Welcome! In this article, we will break everything down in a simple and practical way.
Introduction

Unless you’re typing in IP addresses by hand, every single time you visit a website, you perform a DNS lookup first. By default, your network probably points to a public DNS server, like your ISP’s server, Google’s 8.8.8.8, or Cloudflare’s 1.1.1.1. They’re convenient and fast, but it also means that a third-party gets an unredacted view of the websites you visit. If you want to minimize the amount of information you give away to Google, you can swap out a public DNS server for an inexpensive Raspberry Pi running a Pi-hole and Unbound.

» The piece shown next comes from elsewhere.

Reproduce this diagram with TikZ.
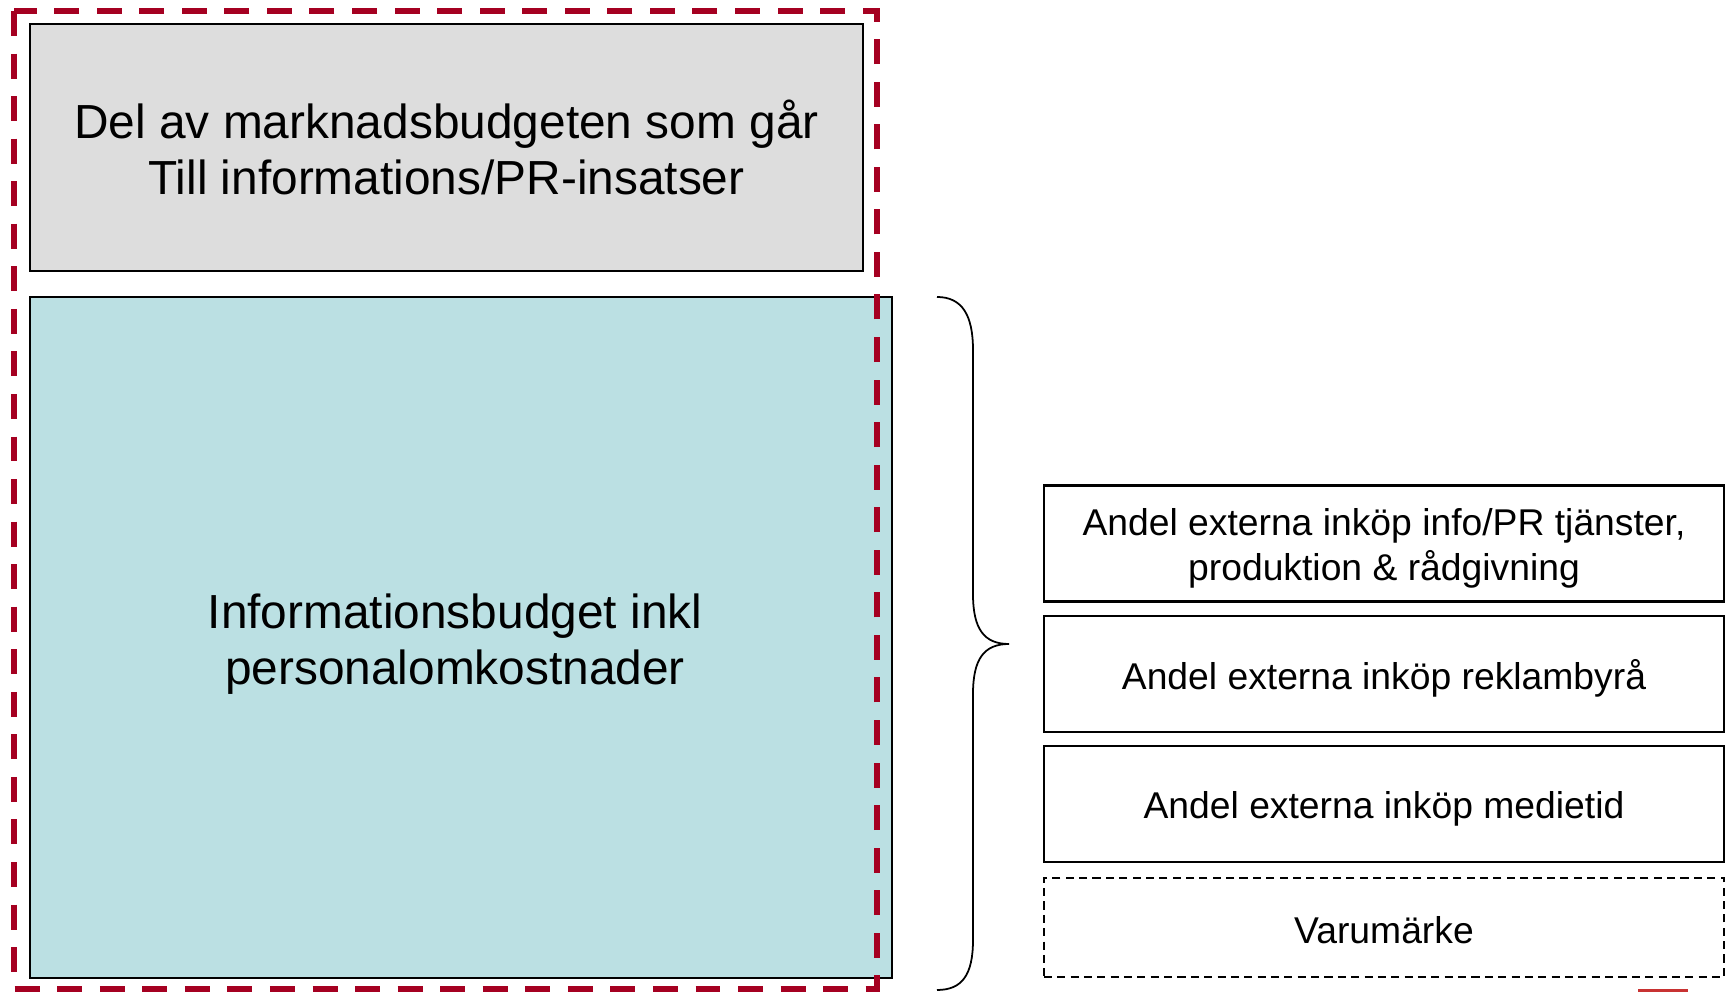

Your DNS server knows every website you visit
Your DNS lookup requests aren’t usually encrypted either
Credit: Lucas Gouveia/How-To Geek | Rvector/Shutterstock
Any time you connect to a website using a domain name, a DNS server somewhere in the world translates that domain name into an IP address that your computer uses behind the scenes to actually connect. Whatever DNS server you use has full visibility of every domain you enter into your browser, and if your DNS requests aren’t encrypted, anyone that intercepts your DNS requests can also view the websites you’re visiting. That is a lot of information to trust to a third party.
Your ISP can still see which IP address you’re connected to, which can then be linked to a domain, unless you’re using a VPN.
Fortunately, you can use an inexpensive Raspberry Pi Zero 2 W and a few open-source projects to address the issue.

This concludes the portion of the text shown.